A bar mitzvah is more than a ritual. At its best it is a sacred ritual. The ritual propels change and growth. His community of friends and loved ones expect this of him. Dare I say, we demand it of him? And as he prepares, I think he experiences his own change. Maybe even at a deeper level as well – a relationship with God. The bar mitzvah, as it is meant to be, both centers him in his relationships and propels him forward.
Lest I wax too poetical, the joy is mostly his. The burden of planning the party is mine. Meeting with caterers, the DJ, the decorator, the guest lists. Over and over I tell myself “It’s not about the party. It’s not about the party.” And yet everything on my to-do list is about “the party.” I am starting my own bar mitzvah chant. It goes: It’s not about the budget. It’s not about the budget.
Over indulgence on the bar mitzvah is the stuff of legend. Here are a few just for context:
The infamous Harvey Cohen bar mitzvah was held at Miami’s Orange Bowl. The spectacle featured a 64-piece band, waiters dressed as referees, the rabbi attired as Howard Cosell and the electric scoreboard spelled out “Happy Birthday, Harvey”.
At a high-end bar mitzvah in Universal Studios, the USC marching band led guests from the reception room to the dining room. The bar mitzvah boy made his entrance to the background accompaniment of a 15-piece gospel choir. At the end of the party, guests received album covers emblazoned with the boy’s face.
And yet, just last week I was meeting with a decorator discussing how I envisioned an entrance draped like a circus tent. Throw in a few mimes strolling through the pre-event area pretending to sip champagne. I’ve had my moments, trust me.
I have been pouring over menus, torn between the stuffed flounder or the pinwheel chicken or the beef medallions for a child who only eats peanut butter. And if I didn’t think about that occasionally, I would completely lose myself in the idea of “the party.”
On Sunday mornings he trots off to study his bar mitzvah lesson with his tutor. When he returns, the quiet of our house breaks wide open when he enters. He swings through the kitchen door, rattling a paper bag steaming with hot biscuits. “It’s Mickey Donald’s biscuit time! It’s Mickey Donald’s biscuit time!” he sings in rap parody. He has cajoled out of Michael a trip to his favorite restaurant.
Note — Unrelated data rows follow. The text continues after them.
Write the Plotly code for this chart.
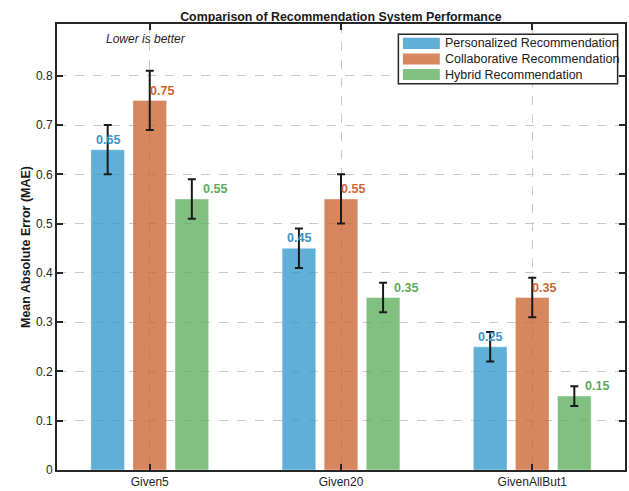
import plotly.graph_objects as go

categories = ["Given5", "Given20", "GivenAllBut1"]
series_names = ["Personalized Recommendation", "Collaborative Recommendation", "Hybrid Recommendation"]
personalized = [0.65, 0.45, 0.25]
collaborative = [0.75, 0.55, 0.35]
hybrid = [0.55, 0.35, 0.15]
personalized_err = [0.05, 0.04, 0.03]
collaborative_err = [0.06, 0.05, 0.04]
hybrid_err = [0.04, 0.03, 0.02]
y_ticks = [0, 0.1, 0.2, 0.3, 0.4, 0.5, 0.6, 0.7, 0.8]

values = [personalized, collaborative, hybrid]
errors = [personalized_err, collaborative_err, hybrid_err]
bar_colors = ["#3399CC", "#CC6633", "#5FAF5F"]
text_colors = ["#3A93C6", "#CC6633", "#5EAA5E"]
label_shift = [0, 12, 23]
slot = 0.22
OPA = 0.78

FONT = "Liberation Sans, Arial, Helvetica, sans-serif"
idx = list(range(len(categories)))

fig = go.Figure()
for k in range(3):
    fig.add_trace(go.Bar(
        x=idx, y=values[k], name=series_names[k], showlegend=False,
        marker=dict(color=bar_colors[k], opacity=OPA,
                    line=dict(color="rgba(255,255,255,0.5)", width=0.8)),
        error_y=dict(type="data", array=errors[k], color="#1a1a1a",
                     thickness=2, width=4),
    ))

annotations = []
for k in range(3):
    for i in idx:
        annotations.append(dict(
            x=i + (k - 1) * slot, y=values[k][i] + 0.02, xref="x", yref="y",
            text=f"<b>{values[k][i]:.2f}</b>", showarrow=False,
            xshift=label_shift[k], yanchor="middle", xanchor="center",
            font=dict(family=FONT, size=12.5, color=text_colors[k]),
        ))
annotations.append(dict(
    x=0.157, y=0.967, xref="paper", yref="paper", text="<i>Lower is better</i>",
    showarrow=False, xanchor="center", yanchor="middle",
    font=dict(family=FONT, size=12, color="#262626"),
))

# legend box (drawn in paper coordinates)
shapes = [dict(type="rect", xref="paper", yref="paper", x0=0.601, x1=0.987,
               y0=0.866, y1=0.977, line=dict(color="#262626", width=1.5),
               fillcolor="white", layer="above")]
row_y = [0.9567, 0.9216, 0.8867]
for k in range(3):
    shapes.append(dict(type="rect", xref="paper", yref="paper",
                       x0=0.609, x1=0.674, y0=row_y[k] - 0.0125, y1=row_y[k] + 0.0125,
                       line=dict(width=0), fillcolor=bar_colors[k], opacity=OPA,
                       layer="above"))
    annotations.append(dict(
        x=0.680, y=row_y[k], xref="paper", yref="paper", text=series_names[k],
        showarrow=False, xanchor="left", yanchor="middle",
        font=dict(family=FONT, size=12.5, color="#1a1a1a"),
    ))

fig.update_layout(
    width=629, height=491,
    margin=dict(l=57, r=2, t=24, b=15),
    paper_bgcolor="white", plot_bgcolor="white",
    barmode="group", bargap=0.34, bargroupgap=0.2,
    font=dict(family=FONT, size=12, color="#262626"),
    title=dict(text="<b>Comparison of Recommendation System Performance</b>",
               x=0.542, xanchor="center", y=0.966, yanchor="middle",
               font=dict(family=FONT, size=12.4, color="#1a1a1a")),
    annotations=annotations,
    shapes=shapes,
    showlegend=False,
)
fig.update_xaxes(
    range=[-0.485, 2.485], tickvals=idx, ticktext=categories,
    showgrid=True, gridcolor="#C8C8C8", griddash="dash", gridwidth=1,
    showline=True, linecolor="#262626", linewidth=2, mirror="ticks",
    ticks="inside", ticklen=6, tickwidth=2, tickcolor="#262626",
    zeroline=False, tickfont=dict(size=12, color="#262626"),
)
fig.update_yaxes(
    range=[0, 0.905], tickvals=y_ticks, ticktext=[f"{v:g}" for v in y_ticks],
    showgrid=True, gridcolor="#C8C8C8", griddash="dash", gridwidth=1,
    showline=True, linecolor="#262626", linewidth=2, mirror="ticks",
    ticks="inside", ticklen=6, tickwidth=2, tickcolor="#262626",
    zeroline=False, tickfont=dict(size=12, color="#262626"),
    title=dict(text="<b>Mean Absolute Error (MAE)</b>", standoff=3,
               font=dict(family=FONT, size=12.5, color="#1a1a1a")),
)
fig.write_html("out.html", config={"displayModeBar": False},
               post_script="document.body.style.margin='0';document.body.style.overflow='hidden';")
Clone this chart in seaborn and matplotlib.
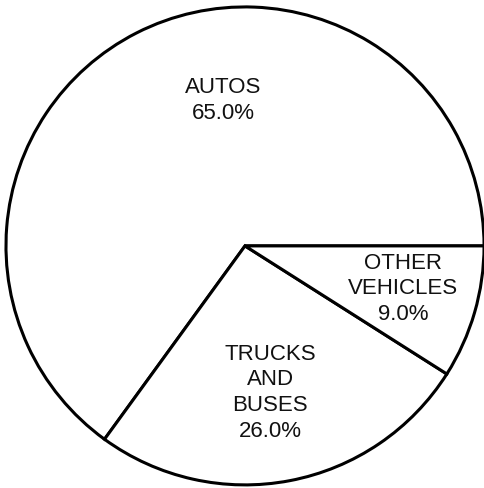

Joey does a little dance, twisting his yellow and red Echo sneakers in a gyration on the hard wood floor. His jeans stop just above his ankles, revealing white socks. He hops and slides, bumping his boyish hips into me at the refrigerator door. His collision perfected, he suddenly dives for his biscuit and crams it into his mouth. He eats standing by the counter, too riff with energy to sit on the stool.
As he chews, the rubber bands of his braces pull taut at the back of his mouth. Quickly, he gulps, swallows and then extracts the bands. In his haste to eat, he has forgotten them. He swipes the glass of milk from me before I can put it down. Then he upends the glass to his mouth, draining it. A loud belch follows.
“Come on, Ben, he yells to his younger brother who is still mid-bite. Flinging the door open, he starts to sing, “It’s peanut butter jelly time! Peanut butter jelly time!”
The thing I really want to say is this: How blessed I am for all this “Peanut Butter Jelly Time.”